NASA Wants $100 Million To Catch An Asteroid
By Frank Morring, Jr. morring@aviationweek.com
March 28, 2013
Credit: Rick Sternbach/Keck Institute for Space Studies
NASA’s
fiscal 2014 budget request will include $100 million for a new mission
to find a small asteroid, capture it with a robotic spacecraft and bring
it into range of human explorers somewhere in the vicinity of the Moon.Credit: Rick Sternbach/Keck Institute for Space Studies
Suggested last year by the Keck Institute for Space Studies at the California Institute of Technology, the idea has attracted favor at NASA and the White House Office of Science and Technology Policy. President Obama’s goal of sending astronauts to a near-Earth asteroid by 2025 can’t be done with foreseeable civil-space spending, the thinking goes.
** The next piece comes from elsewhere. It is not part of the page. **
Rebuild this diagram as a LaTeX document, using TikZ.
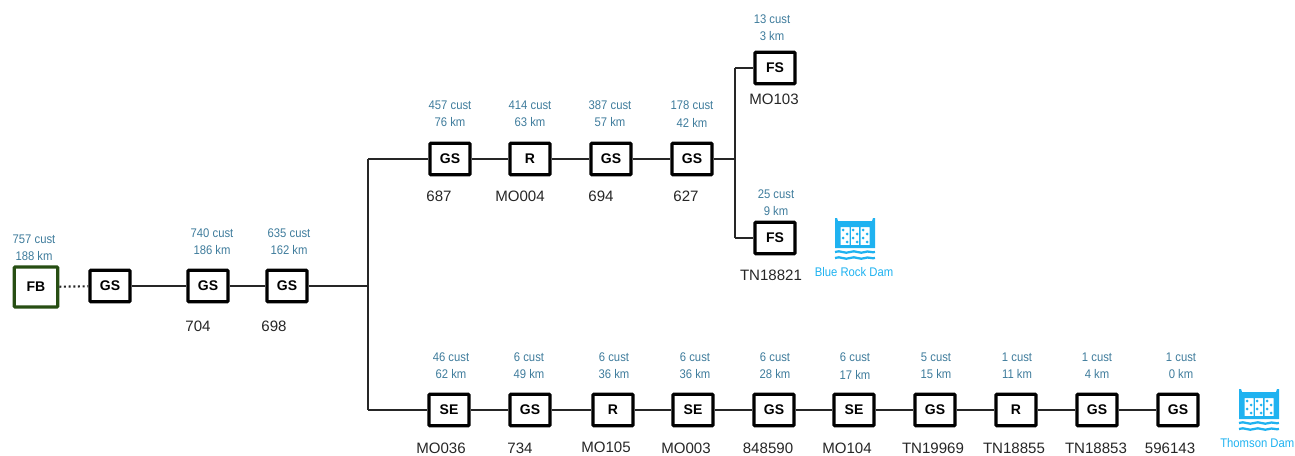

But by moving an asteroid to cislunar space — a high lunar orbit or the second Earth-Moon Lagrangian Point (EML2), above the Moon’s far side — it is conceivable that technically the deadline could be met.
The Keck study estimated it would cost about $2.65 billion to bring in a 500,000-kg (1.1 million-lb.) asteroid, using solar-electric propulsion to reach it and a deployable capture bag to enfold a carbonaceous asteroid measuring 7 meters across. Positioned at EML2, the small space rock would be close enough to reach with an Orion crew vehicle launched by a heavy-lift Space Launch System, and would give a crew a real objective for scientific study.
Members of the Keck team that drafted the proposal briefed it to a National Research Council human-spaceflight technical feasibility panel on March 28, noting that the mission would not pose a threat to Earth because the asteroid would have the density of “a dried mudball,” and would come in much more slowly than the slightly larger asteroid that exploded over Chelyabinsk, Russia, in February.
The hardest part, says Paul Dimotakis of Caltech, would be finding a suitable target, since it would be much smaller than the threatening near-Earth objects already being sought. One or more targets may already have been spotted and dismissed as noise by sky-scanning telescope algorithms, he says, and could be pulled out of existing databases with a software rewrite. In addition to size, makeup and spin, prospective targets would need to be on a heliocentric orbit that will return to Earth’s vicinity in the 2020s, to allow time to develop the mission.
The initial NASA request will be divided among the agency’s human exploration, science and space technology directorates to begin advancing technology already in the works.
That hardware and know-how would also be useful in developing a way to push a threatening asteroid off a collision course with Earth if that ever becomes necessary, says former Planetary Society chief Louis Friedman, another member of the Keck team. And it would be useful to private companies that are already developing long-term plans to exploit asteroids with robotic mining for water and metals.
“I certainly do see a role,” says Chris Lewicki, president and chief engineer of Planetary Resources, Inc. Lewicki says a captured asteroid could serve as a “test mine” that would “allow human operators to bridge the gap between current robotic capability and autonomy” and give expert researchers an opportunity to gain field experience.